→ **DESCRIPTION OF THE TASK**: Your task is to transcribe all of the data below exactly, omitting the images.

→ **INFORMATION SUPPLIED**:
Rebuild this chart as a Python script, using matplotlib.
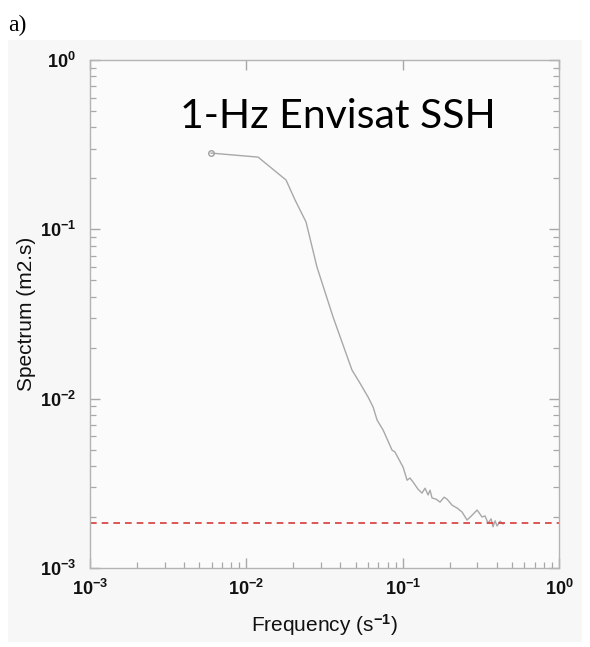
import math
import matplotlib
matplotlib.use('Agg')
import matplotlib.pyplot as plt
from matplotlib.patches import Rectangle
from matplotlib.ticker import LogLocator, NullFormatter, FuncFormatter

# spectrum (frequency in s^-1, spectrum in m2.s)
freq = [0.00594, 0.01189, 0.01795, 0.0205, 0.0241, 0.0283, 0.0359, 0.0474,
        0.0533, 0.0601, 0.0647, 0.0686, 0.0750, 0.0855, 0.0893, 0.1006,
        0.1067, 0.1114, 0.1165, 0.1254, 0.1330, 0.1390, 0.1454, 0.1496,
        0.1542, 0.1636, 0.1734, 0.1841, 0.1923, 0.2070, 0.2229, 0.2399,
        0.2582, 0.2780, 0.2992, 0.3221, 0.3365, 0.3515, 0.3678, 0.3784,
        0.3900, 0.4018, 0.4198, 0.4385]
spec = [0.282, 0.267, 0.1955, 0.149, 0.1104, 0.0599, 0.0303, 0.01476,
        0.01236, 0.01022, 0.00892, 0.00748, 0.00652, 0.00497, 0.00484, 0.00394,
        0.00330, 0.00340, 0.00322, 0.00292, 0.00277, 0.00296, 0.00270, 0.00288,
        0.00259, 0.00255, 0.00245, 0.00262, 0.00255, 0.00235, 0.00226, 0.00214,
        0.00192, 0.00205, 0.00220, 0.00200, 0.00203, 0.00184, 0.00195, 0.00175,
        0.00190, 0.00177, 0.00189, 0.00182]
noise_level = 1.85e-3

plt.rcParams['mathtext.fontset'] = 'custom'
plt.rcParams['mathtext.rm'] = 'Liberation Sans:bold'
plt.rcParams['mathtext.it'] = 'Liberation Sans:bold'
plt.rcParams['mathtext.bf'] = 'Liberation Sans:bold'

fig = plt.figure(figsize=(5.9, 6.47), dpi=100)
fig.patch.set_facecolor('white')
fig.patches.append(Rectangle((8 / 590, 1 - 642 / 647), 574 / 590, 602 / 647,
                             transform=fig.transFigure, facecolor='#f7f7f7',
                             edgecolor='none', zorder=-10))

ax = fig.add_axes([90 / 590, 1 - 568 / 647, 469 / 590, 508 / 647])
ax.set_facecolor('#fbfbfb')
ax.set_xscale('log')
ax.set_yscale('log')
ax.set_xlim(1e-3, 1)
ax.set_ylim(1e-3, 1)

ax.plot(freq, spec, color='#a8a8a8', lw=1.0)
ax.plot(freq[0], spec[0], 'o', mfc='none', mec='#a0a0a0', ms=4, mew=1.0)
ax.axhline(noise_level, color='#d83a3a', lw=1.2, ls=(0, (4, 3)))

for s in ax.spines.values():
    s.set_color('#b4b4b4')
    s.set_linewidth(1.0)

ax.xaxis.set_major_locator(LogLocator(base=10, numticks=10))
ax.yaxis.set_major_locator(LogLocator(base=10, numticks=10))
ax.xaxis.set_minor_locator(LogLocator(base=10, subs=range(2, 10), numticks=10))
ax.yaxis.set_minor_locator(LogLocator(base=10, subs=range(2, 10), numticks=10))
ax.xaxis.set_minor_formatter(NullFormatter())
ax.yaxis.set_minor_formatter(NullFormatter())
fmt = FuncFormatter(lambda v, p: r'$10^{%d}$' % round(math.log10(v)))
ax.xaxis.set_major_formatter(fmt)
ax.yaxis.set_major_formatter(fmt)

ax.tick_params(which='both', direction='in', color='#a8a8a8', top=True, right=True,
               labelsize=13, labelcolor='#111111')
ax.tick_params(which='major', length=7, width=1.0)
ax.tick_params(which='minor', length=4, width=0.9)
ax.tick_params(axis='x', which='minor', top=False)
ax.tick_params(axis='x', which='major', pad=8)
ax.tick_params(axis='y', which='major', pad=10)

ax.set_xlabel('Frequency (s$^{-1}$)', fontsize=15, family='Liberation Sans',
              color='#111111', labelpad=9)
ax.set_ylabel('Spectrum (m2.s)', fontsize=15, family='Liberation Sans',
              color='#111111', labelpad=3)

ax.text(0.192, 0.866, '1-Hz Envisat SSH', transform=ax.transAxes, fontsize=29.5,
        family='Lato', color='black', va='baseline', ha='left')
fig.text(8 / 590, 1 - 25 / 647, 'a)', fontsize=17, family='Liberation Serif',
         va='center', ha='left')

plt.savefig('out.png', dpi=100)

→ **ANSWER TO THE TASK**:
Rebuild this chart as a Python script, using matplotlib.
import math
import matplotlib
matplotlib.use('Agg')
import matplotlib.pyplot as plt
from matplotlib.patches import Rectangle
from matplotlib.ticker import LogLocator, NullFormatter, FuncFormatter

# spectrum (frequency in s^-1, spectrum in m2.s)
freq = [0.00594, 0.01189, 0.01795, 0.0205, 0.0241, 0.0283, 0.0359, 0.0474,
        0.0533, 0.0601, 0.0647, 0.0686, 0.0750, 0.0855, 0.0893, 0.1006,
        0.1067, 0.1114, 0.1165, 0.1254, 0.1330, 0.1390, 0.1454, 0.1496,
        0.1542, 0.1636, 0.1734, 0.1841, 0.1923, 0.2070, 0.2229, 0.2399,
        0.2582, 0.2780, 0.2992, 0.3221, 0.3365, 0.3515, 0.3678, 0.3784,
        0.3900, 0.4018, 0.4198, 0.4385]
spec = [0.282, 0.267, 0.1955, 0.149, 0.1104, 0.0599, 0.0303, 0.01476,
        0.01236, 0.01022, 0.00892, 0.00748, 0.00652, 0.00497, 0.00484, 0.00394,
        0.00330, 0.00340, 0.00322, 0.00292, 0.00277, 0.00296, 0.00270, 0.00288,
        0.00259, 0.00255, 0.00245, 0.00262, 0.00255, 0.00235, 0.00226, 0.00214,
        0.00192, 0.00205, 0.00220, 0.00200, 0.00203, 0.00184, 0.00195, 0.00175,
        0.00190, 0.00177, 0.00189, 0.00182]
noise_level = 1.85e-3

plt.rcParams['mathtext.fontset'] = 'custom'
plt.rcParams['mathtext.rm'] = 'Liberation Sans:bold'
plt.rcParams['mathtext.it'] = 'Liberation Sans:bold'
plt.rcParams['mathtext.bf'] = 'Liberation Sans:bold'

fig = plt.figure(figsize=(5.9, 6.47), dpi=100)
fig.patch.set_facecolor('white')
fig.patches.append(Rectangle((8 / 590, 1 - 642 / 647), 574 / 590, 602 / 647,
                             transform=fig.transFigure, facecolor='#f7f7f7',
                             edgecolor='none', zorder=-10))

ax = fig.add_axes([90 / 590, 1 - 568 / 647, 469 / 590, 508 / 647])
ax.set_facecolor('#fbfbfb')
ax.set_xscale('log')
ax.set_yscale('log')
ax.set_xlim(1e-3, 1)
ax.set_ylim(1e-3, 1)

ax.plot(freq, spec, color='#a8a8a8', lw=1.0)
ax.plot(freq[0], spec[0], 'o', mfc='none', mec='#a0a0a0', ms=4, mew=1.0)
ax.axhline(noise_level, color='#d83a3a', lw=1.2, ls=(0, (4, 3)))

for s in ax.spines.values():
    s.set_color('#b4b4b4')
    s.set_linewidth(1.0)

ax.xaxis.set_major_locator(LogLocator(base=10, numticks=10))
ax.yaxis.set_major_locator(LogLocator(base=10, numticks=10))
ax.xaxis.set_minor_locator(LogLocator(base=10, subs=range(2, 10), numticks=10))
ax.yaxis.set_minor_locator(LogLocator(base=10, subs=range(2, 10), numticks=10))
ax.xaxis.set_minor_formatter(NullFormatter())
ax.yaxis.set_minor_formatter(NullFormatter())
fmt = FuncFormatter(lambda v, p: r'$10^{%d}$' % round(math.log10(v)))
ax.xaxis.set_major_formatter(fmt)
ax.yaxis.set_major_formatter(fmt)

ax.tick_params(which='both', direction='in', color='#a8a8a8', top=True, right=True,
               labelsize=13, labelcolor='#111111')
ax.tick_params(which='major', length=7, width=1.0)
ax.tick_params(which='minor', length=4, width=0.9)
ax.tick_params(axis='x', which='minor', top=False)
ax.tick_params(axis='x', which='major', pad=8)
ax.tick_params(axis='y', which='major', pad=10)

ax.set_xlabel('Frequency (s$^{-1}$)', fontsize=15, family='Liberation Sans',
              color='#111111', labelpad=9)
ax.set_ylabel('Spectrum (m2.s)', fontsize=15, family='Liberation Sans',
              color='#111111', labelpad=3)

ax.text(0.192, 0.866, '1-Hz Envisat SSH', transform=ax.transAxes, fontsize=29.5,
        family='Lato', color='black', va='baseline', ha='left')
fig.text(8 / 590, 1 - 25 / 647, 'a)', fontsize=17, family='Liberation Serif',
         va='center', ha='left')

plt.savefig('out.png', dpi=100)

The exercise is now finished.